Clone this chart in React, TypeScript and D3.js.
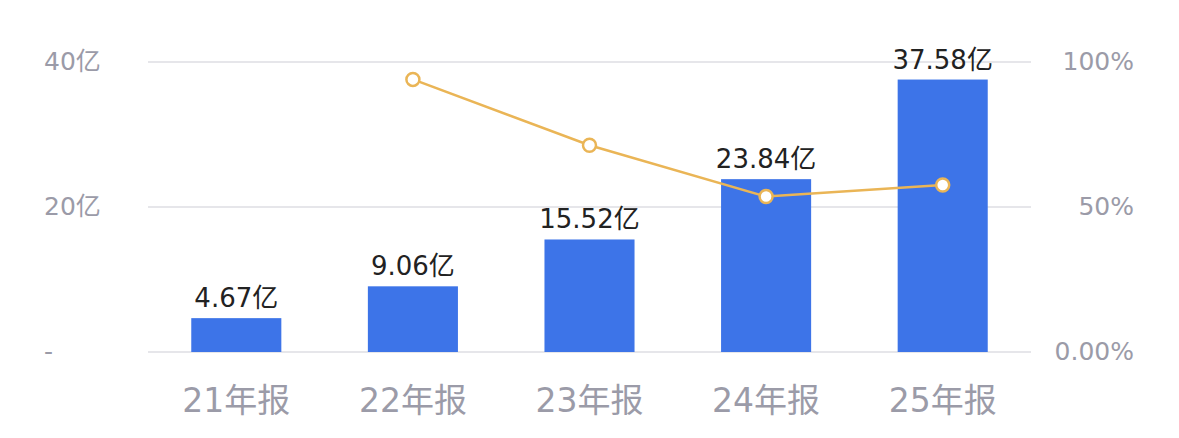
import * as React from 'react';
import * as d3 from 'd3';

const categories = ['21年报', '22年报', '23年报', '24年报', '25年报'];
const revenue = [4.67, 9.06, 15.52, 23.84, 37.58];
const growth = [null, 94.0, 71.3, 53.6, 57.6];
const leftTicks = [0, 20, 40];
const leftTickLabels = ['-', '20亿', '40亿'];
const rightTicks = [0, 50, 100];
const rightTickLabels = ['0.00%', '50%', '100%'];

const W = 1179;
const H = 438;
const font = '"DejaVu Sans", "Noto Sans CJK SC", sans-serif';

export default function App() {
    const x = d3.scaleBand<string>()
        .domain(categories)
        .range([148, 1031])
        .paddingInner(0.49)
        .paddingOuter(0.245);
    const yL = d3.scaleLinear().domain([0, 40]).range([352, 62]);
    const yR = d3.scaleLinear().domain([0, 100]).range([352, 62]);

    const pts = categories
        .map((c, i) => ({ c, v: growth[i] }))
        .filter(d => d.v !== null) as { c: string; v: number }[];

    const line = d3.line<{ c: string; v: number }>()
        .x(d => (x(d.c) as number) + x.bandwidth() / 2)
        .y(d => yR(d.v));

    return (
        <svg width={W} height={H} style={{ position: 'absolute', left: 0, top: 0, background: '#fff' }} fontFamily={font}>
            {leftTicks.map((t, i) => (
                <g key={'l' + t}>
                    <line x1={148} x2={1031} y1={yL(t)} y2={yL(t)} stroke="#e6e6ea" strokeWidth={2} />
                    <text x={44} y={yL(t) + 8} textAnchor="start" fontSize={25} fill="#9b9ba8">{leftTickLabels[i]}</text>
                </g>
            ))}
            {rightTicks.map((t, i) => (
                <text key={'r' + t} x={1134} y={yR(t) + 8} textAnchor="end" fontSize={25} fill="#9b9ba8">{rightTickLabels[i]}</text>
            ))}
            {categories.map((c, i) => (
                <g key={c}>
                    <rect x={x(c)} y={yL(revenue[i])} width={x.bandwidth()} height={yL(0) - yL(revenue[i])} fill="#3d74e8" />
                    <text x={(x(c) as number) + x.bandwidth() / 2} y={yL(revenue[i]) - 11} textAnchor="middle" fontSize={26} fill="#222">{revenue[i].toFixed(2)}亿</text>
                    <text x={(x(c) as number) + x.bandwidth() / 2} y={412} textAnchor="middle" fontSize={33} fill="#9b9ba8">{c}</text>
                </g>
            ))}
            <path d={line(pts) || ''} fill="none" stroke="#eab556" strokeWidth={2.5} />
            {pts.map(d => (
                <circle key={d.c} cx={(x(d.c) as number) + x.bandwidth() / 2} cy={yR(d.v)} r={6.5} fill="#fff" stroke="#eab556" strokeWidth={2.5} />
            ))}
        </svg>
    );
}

==

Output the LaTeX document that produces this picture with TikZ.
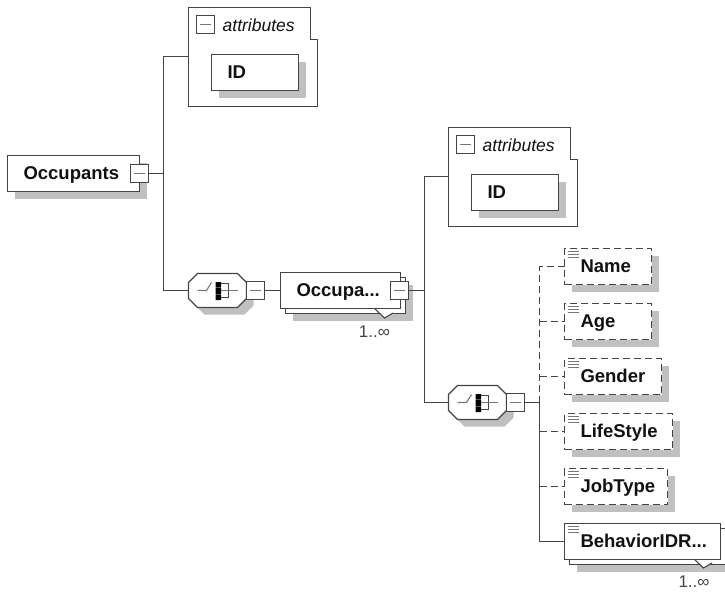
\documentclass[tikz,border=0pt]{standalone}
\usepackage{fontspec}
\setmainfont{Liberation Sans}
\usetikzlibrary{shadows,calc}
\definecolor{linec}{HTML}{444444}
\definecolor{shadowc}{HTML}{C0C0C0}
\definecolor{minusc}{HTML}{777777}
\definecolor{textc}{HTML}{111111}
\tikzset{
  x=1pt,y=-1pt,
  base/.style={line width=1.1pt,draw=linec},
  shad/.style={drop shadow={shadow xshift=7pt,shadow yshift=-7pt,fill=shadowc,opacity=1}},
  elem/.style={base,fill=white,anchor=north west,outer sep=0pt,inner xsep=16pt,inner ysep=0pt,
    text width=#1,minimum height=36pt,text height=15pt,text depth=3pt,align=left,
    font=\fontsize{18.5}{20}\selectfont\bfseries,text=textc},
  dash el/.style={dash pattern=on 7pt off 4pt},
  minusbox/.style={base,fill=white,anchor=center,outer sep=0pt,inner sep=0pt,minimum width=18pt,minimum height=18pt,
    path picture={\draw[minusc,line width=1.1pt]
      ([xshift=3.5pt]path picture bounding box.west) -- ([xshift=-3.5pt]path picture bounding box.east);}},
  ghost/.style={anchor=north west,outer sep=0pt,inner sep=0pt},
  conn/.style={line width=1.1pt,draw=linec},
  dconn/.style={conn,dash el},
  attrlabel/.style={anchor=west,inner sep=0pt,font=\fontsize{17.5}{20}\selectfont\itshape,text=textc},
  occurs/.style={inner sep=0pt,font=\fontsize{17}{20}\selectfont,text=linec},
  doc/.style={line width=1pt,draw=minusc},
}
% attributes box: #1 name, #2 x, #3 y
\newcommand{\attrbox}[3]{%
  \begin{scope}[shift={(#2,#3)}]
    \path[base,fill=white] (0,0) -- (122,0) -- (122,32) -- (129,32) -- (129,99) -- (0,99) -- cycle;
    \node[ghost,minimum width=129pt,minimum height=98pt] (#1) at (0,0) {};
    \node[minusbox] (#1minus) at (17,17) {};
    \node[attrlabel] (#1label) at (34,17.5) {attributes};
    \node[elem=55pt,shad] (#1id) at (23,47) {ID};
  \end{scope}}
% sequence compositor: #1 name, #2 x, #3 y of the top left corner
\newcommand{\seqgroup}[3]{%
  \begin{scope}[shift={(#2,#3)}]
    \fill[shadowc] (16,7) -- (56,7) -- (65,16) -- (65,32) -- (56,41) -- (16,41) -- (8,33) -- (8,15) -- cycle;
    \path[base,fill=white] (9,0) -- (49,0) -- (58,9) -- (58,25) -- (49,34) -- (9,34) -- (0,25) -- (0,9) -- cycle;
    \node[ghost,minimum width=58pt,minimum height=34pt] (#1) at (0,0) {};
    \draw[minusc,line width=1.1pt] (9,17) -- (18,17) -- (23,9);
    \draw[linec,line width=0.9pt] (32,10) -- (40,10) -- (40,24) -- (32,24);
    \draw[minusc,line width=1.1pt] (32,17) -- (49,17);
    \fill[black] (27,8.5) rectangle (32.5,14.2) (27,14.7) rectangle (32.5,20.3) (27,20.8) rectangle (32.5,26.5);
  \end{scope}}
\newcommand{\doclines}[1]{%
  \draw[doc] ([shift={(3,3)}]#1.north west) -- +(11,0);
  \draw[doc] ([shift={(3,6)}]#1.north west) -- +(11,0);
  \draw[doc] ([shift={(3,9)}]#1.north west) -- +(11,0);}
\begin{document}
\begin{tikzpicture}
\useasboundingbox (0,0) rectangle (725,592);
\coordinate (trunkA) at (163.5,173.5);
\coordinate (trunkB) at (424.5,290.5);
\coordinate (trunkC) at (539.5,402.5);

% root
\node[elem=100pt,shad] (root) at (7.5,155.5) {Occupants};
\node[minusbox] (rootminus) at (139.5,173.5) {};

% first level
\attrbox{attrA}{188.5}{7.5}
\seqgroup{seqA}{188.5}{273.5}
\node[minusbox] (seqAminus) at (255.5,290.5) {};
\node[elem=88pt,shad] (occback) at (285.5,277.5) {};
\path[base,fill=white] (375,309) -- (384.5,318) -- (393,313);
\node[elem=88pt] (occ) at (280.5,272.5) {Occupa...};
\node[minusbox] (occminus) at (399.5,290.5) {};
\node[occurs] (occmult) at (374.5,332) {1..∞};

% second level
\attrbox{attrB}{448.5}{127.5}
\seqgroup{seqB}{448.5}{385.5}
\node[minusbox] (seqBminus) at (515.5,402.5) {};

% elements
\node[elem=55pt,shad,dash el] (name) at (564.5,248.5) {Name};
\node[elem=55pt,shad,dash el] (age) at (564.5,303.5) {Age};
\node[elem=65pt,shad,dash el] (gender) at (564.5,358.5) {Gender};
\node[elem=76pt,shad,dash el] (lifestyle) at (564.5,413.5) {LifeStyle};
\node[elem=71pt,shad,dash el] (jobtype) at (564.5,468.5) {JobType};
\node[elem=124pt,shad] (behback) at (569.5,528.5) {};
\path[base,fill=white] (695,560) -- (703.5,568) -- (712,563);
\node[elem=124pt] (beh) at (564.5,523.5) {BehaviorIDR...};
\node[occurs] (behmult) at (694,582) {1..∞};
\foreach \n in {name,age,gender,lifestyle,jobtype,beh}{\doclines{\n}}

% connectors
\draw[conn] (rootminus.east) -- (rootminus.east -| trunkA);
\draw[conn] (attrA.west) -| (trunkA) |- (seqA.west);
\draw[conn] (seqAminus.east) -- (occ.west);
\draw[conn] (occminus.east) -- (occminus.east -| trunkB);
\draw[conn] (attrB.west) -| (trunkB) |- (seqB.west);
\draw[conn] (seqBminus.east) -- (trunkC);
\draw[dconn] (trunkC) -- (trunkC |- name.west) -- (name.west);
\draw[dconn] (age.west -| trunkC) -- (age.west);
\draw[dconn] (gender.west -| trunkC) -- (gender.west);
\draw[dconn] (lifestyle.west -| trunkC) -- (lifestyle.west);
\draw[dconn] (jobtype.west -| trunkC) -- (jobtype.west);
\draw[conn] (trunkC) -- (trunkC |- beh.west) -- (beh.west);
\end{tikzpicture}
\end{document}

==

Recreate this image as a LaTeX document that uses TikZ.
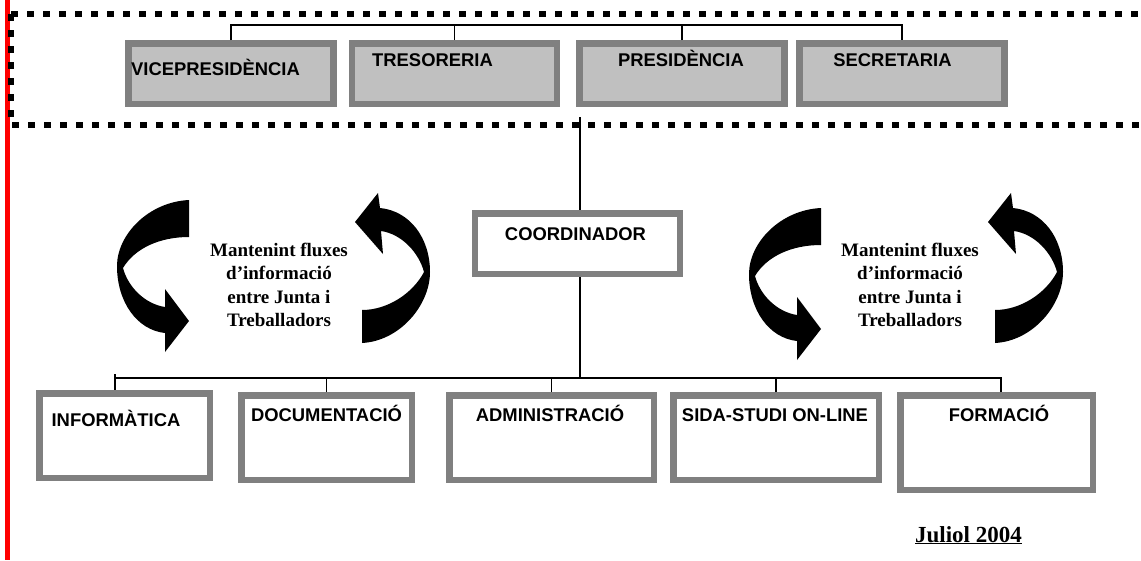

- [Short exercise]:
Print exactly what appears from the line holding "Clone this chart" down to the line holding "const yR = d3.scaleLinear().domain([0, 100]).range([352, 62]);", both ends kept, leaving out the pictures.

- [Solution]:
Clone this chart in React, TypeScript and D3.js.
import * as React from 'react';
import * as d3 from 'd3';

const categories = ['21年报', '22年报', '23年报', '24年报', '25年报'];
const revenue = [4.67, 9.06, 15.52, 23.84, 37.58];
const growth = [null, 94.0, 71.3, 53.6, 57.6];
const leftTicks = [0, 20, 40];
const leftTickLabels = ['-', '20亿', '40亿'];
const rightTicks = [0, 50, 100];
const rightTickLabels = ['0.00%', '50%', '100%'];

const W = 1179;
const H = 438;
const font = '"DejaVu Sans", "Noto Sans CJK SC", sans-serif';

export default function App() {
    const x = d3.scaleBand<string>()
        .domain(categories)
        .range([148, 1031])
        .paddingInner(0.49)
        .paddingOuter(0.245);
    const yL = d3.scaleLinear().domain([0, 40]).range([352, 62]);
    const yR = d3.scaleLinear().domain([0, 100]).range([352, 62]);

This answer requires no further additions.